• **WHAT YOU HAVE TO DO**: Return the lines that follow, exactly as they appear, from the first through the one containing "plt.rcParams['font.family'] = ['Liberation"; no pictures are to be included.
+ + +
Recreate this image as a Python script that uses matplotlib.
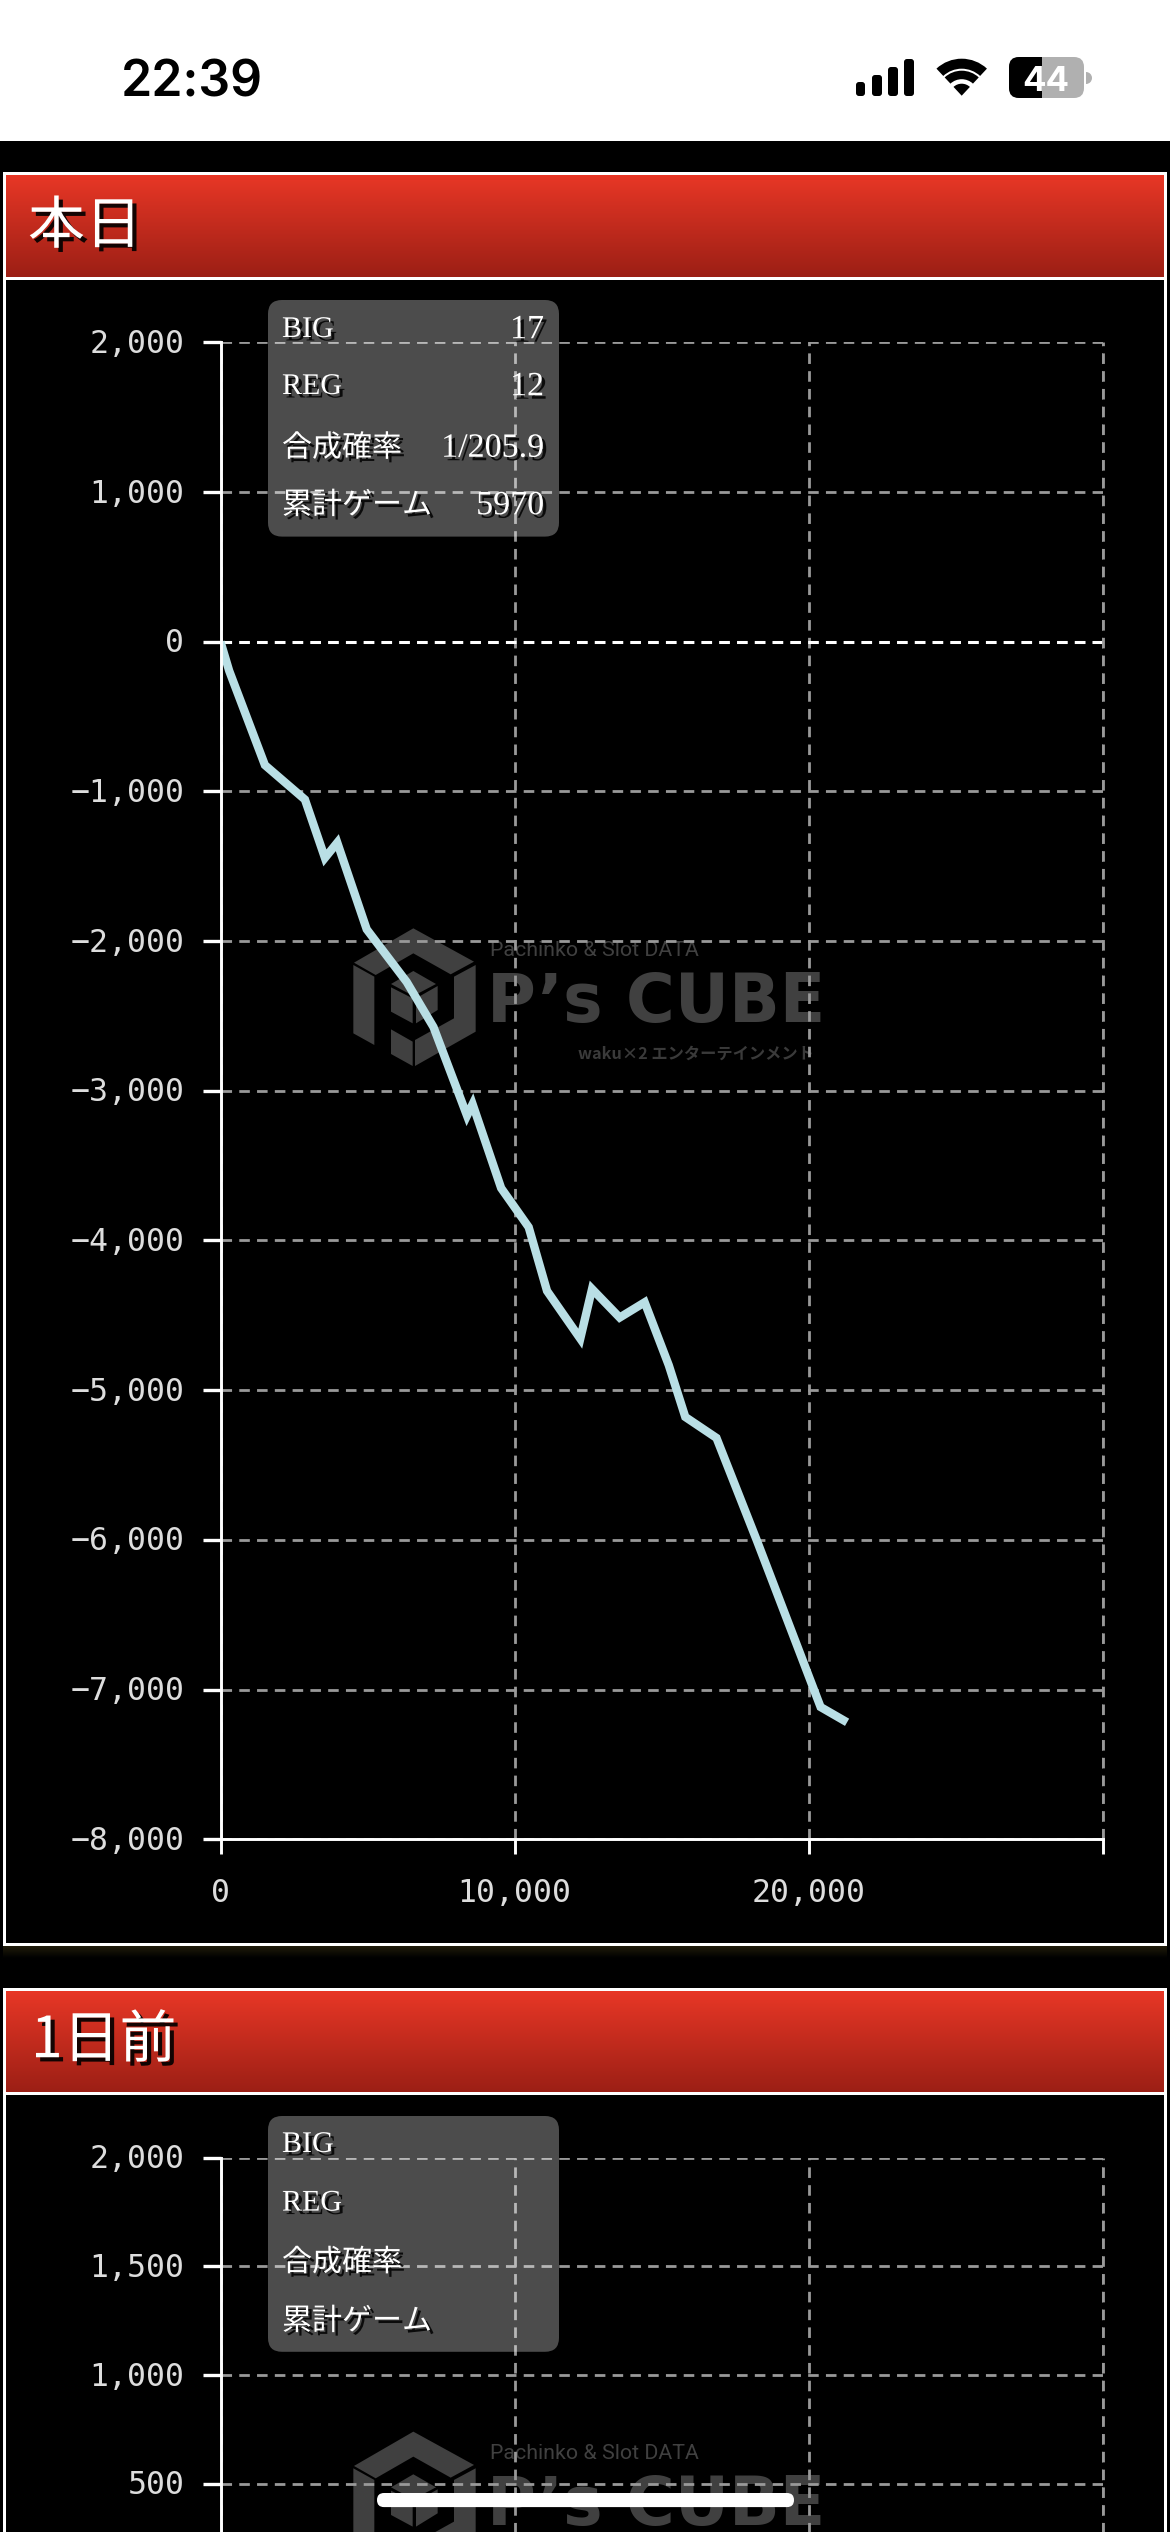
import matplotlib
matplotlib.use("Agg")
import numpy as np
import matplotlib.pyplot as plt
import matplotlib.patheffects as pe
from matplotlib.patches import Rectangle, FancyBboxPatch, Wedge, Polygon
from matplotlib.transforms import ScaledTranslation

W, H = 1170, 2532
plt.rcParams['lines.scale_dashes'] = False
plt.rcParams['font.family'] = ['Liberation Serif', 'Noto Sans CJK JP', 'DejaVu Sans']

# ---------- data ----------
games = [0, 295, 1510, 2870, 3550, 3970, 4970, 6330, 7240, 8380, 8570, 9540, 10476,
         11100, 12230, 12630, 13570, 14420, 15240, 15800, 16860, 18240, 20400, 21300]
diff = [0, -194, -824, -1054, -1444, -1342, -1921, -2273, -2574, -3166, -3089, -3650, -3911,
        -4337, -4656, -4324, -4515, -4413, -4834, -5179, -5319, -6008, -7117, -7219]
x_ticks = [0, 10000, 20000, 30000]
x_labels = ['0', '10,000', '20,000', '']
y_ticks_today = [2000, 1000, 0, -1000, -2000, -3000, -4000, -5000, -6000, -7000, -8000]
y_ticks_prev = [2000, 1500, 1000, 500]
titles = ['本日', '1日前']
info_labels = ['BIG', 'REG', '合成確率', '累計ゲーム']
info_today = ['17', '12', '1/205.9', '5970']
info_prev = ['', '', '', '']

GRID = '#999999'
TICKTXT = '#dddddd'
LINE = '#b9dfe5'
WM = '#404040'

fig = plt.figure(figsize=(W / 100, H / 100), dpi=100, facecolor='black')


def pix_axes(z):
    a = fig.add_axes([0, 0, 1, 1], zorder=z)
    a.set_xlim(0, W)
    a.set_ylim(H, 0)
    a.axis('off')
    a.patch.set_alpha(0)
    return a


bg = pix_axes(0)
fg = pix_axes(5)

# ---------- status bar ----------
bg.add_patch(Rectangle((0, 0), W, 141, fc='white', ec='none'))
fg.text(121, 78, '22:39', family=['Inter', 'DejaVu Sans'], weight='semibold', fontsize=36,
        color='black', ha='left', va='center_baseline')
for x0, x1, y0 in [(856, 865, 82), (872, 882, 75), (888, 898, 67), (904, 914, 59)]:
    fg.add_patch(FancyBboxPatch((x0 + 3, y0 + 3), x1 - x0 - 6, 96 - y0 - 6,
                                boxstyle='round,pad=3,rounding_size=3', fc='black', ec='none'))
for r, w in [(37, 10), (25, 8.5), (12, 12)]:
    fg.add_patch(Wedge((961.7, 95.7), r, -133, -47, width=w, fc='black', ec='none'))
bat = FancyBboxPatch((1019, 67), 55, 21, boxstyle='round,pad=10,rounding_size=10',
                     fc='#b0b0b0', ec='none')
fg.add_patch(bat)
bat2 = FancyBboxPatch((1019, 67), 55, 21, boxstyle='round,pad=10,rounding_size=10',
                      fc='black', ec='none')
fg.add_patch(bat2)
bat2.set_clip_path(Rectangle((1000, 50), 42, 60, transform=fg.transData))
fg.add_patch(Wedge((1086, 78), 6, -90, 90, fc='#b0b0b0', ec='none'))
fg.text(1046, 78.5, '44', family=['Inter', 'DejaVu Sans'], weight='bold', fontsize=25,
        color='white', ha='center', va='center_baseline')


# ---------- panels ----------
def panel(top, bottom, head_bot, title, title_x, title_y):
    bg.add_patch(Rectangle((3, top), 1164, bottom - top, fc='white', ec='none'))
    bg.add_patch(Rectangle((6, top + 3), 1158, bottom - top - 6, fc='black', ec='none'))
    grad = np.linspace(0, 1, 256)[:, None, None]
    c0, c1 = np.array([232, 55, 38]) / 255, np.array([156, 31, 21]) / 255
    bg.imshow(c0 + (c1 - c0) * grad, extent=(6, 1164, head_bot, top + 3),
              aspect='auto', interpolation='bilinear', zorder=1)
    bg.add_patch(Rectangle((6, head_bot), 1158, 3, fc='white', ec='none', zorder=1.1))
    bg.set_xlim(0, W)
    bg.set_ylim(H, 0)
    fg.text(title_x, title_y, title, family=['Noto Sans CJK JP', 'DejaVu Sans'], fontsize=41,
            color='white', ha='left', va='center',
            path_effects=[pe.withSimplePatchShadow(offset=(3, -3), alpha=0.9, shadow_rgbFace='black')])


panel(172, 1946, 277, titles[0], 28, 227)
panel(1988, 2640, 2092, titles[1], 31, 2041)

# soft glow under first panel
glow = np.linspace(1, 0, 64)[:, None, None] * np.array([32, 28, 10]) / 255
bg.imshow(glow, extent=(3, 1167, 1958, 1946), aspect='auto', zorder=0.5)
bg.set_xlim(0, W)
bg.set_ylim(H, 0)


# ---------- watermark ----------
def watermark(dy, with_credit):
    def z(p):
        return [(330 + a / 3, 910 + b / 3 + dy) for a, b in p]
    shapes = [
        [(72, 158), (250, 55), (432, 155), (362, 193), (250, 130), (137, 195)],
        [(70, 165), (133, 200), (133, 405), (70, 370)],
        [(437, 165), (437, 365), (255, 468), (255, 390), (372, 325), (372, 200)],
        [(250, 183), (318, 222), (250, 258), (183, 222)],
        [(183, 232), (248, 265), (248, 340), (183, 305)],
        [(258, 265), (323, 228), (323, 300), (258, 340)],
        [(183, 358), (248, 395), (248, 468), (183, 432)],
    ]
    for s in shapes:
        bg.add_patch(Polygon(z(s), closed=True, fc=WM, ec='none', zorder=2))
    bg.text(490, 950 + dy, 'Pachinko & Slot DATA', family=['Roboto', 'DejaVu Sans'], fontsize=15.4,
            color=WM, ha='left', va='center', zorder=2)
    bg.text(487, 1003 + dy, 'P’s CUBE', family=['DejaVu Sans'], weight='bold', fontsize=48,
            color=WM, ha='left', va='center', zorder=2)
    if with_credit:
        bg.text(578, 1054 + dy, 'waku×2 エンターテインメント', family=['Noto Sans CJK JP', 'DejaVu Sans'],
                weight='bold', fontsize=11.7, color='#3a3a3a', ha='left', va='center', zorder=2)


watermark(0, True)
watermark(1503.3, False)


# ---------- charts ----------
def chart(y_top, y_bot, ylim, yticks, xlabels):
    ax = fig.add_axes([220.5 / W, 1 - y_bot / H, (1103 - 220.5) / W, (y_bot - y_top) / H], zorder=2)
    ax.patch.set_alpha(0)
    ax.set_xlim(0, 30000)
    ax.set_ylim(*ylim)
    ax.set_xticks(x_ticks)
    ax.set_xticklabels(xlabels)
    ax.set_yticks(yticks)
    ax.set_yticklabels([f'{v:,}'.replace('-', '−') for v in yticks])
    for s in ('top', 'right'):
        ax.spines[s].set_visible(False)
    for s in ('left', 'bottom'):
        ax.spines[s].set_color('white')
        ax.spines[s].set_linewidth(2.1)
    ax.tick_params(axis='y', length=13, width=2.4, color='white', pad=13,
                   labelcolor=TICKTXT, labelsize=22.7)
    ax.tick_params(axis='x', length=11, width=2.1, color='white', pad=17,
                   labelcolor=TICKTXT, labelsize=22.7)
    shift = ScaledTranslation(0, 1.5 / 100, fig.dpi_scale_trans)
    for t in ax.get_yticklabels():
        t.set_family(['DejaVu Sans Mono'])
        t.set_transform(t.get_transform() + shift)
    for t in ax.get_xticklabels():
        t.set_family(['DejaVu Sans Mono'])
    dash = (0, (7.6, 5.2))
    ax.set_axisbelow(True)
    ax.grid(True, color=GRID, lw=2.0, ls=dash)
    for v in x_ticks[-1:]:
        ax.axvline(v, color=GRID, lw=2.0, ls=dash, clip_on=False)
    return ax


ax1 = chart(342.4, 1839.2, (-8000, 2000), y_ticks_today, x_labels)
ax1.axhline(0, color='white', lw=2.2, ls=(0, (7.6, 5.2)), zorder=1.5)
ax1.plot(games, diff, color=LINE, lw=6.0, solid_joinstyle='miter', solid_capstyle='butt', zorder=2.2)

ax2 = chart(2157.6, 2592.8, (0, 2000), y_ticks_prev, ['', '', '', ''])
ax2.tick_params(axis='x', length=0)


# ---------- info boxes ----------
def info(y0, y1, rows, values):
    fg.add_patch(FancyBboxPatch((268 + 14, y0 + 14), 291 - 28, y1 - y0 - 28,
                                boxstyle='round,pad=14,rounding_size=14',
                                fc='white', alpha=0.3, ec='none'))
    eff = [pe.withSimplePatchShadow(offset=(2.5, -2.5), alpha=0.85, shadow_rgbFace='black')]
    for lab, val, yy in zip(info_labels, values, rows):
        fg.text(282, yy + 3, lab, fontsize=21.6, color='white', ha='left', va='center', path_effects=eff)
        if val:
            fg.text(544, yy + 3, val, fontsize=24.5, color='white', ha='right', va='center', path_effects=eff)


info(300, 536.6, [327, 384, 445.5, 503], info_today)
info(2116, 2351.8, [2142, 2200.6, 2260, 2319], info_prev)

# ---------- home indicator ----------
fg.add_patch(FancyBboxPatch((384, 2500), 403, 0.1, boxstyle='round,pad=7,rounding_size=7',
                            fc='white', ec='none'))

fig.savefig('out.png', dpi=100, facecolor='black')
+ + +
• **PROBLEM SOLUTION**:
Recreate this image as a Python script that uses matplotlib.
import matplotlib
matplotlib.use("Agg")
import numpy as np
import matplotlib.pyplot as plt
import matplotlib.patheffects as pe
from matplotlib.patches import Rectangle, FancyBboxPatch, Wedge, Polygon
from matplotlib.transforms import ScaledTranslation

W, H = 1170, 2532
plt.rcParams['lines.scale_dashes'] = False
plt.rcParams['font.family'] = ['Liberation Serif', 'Noto Sans CJK JP', 'DejaVu Sans']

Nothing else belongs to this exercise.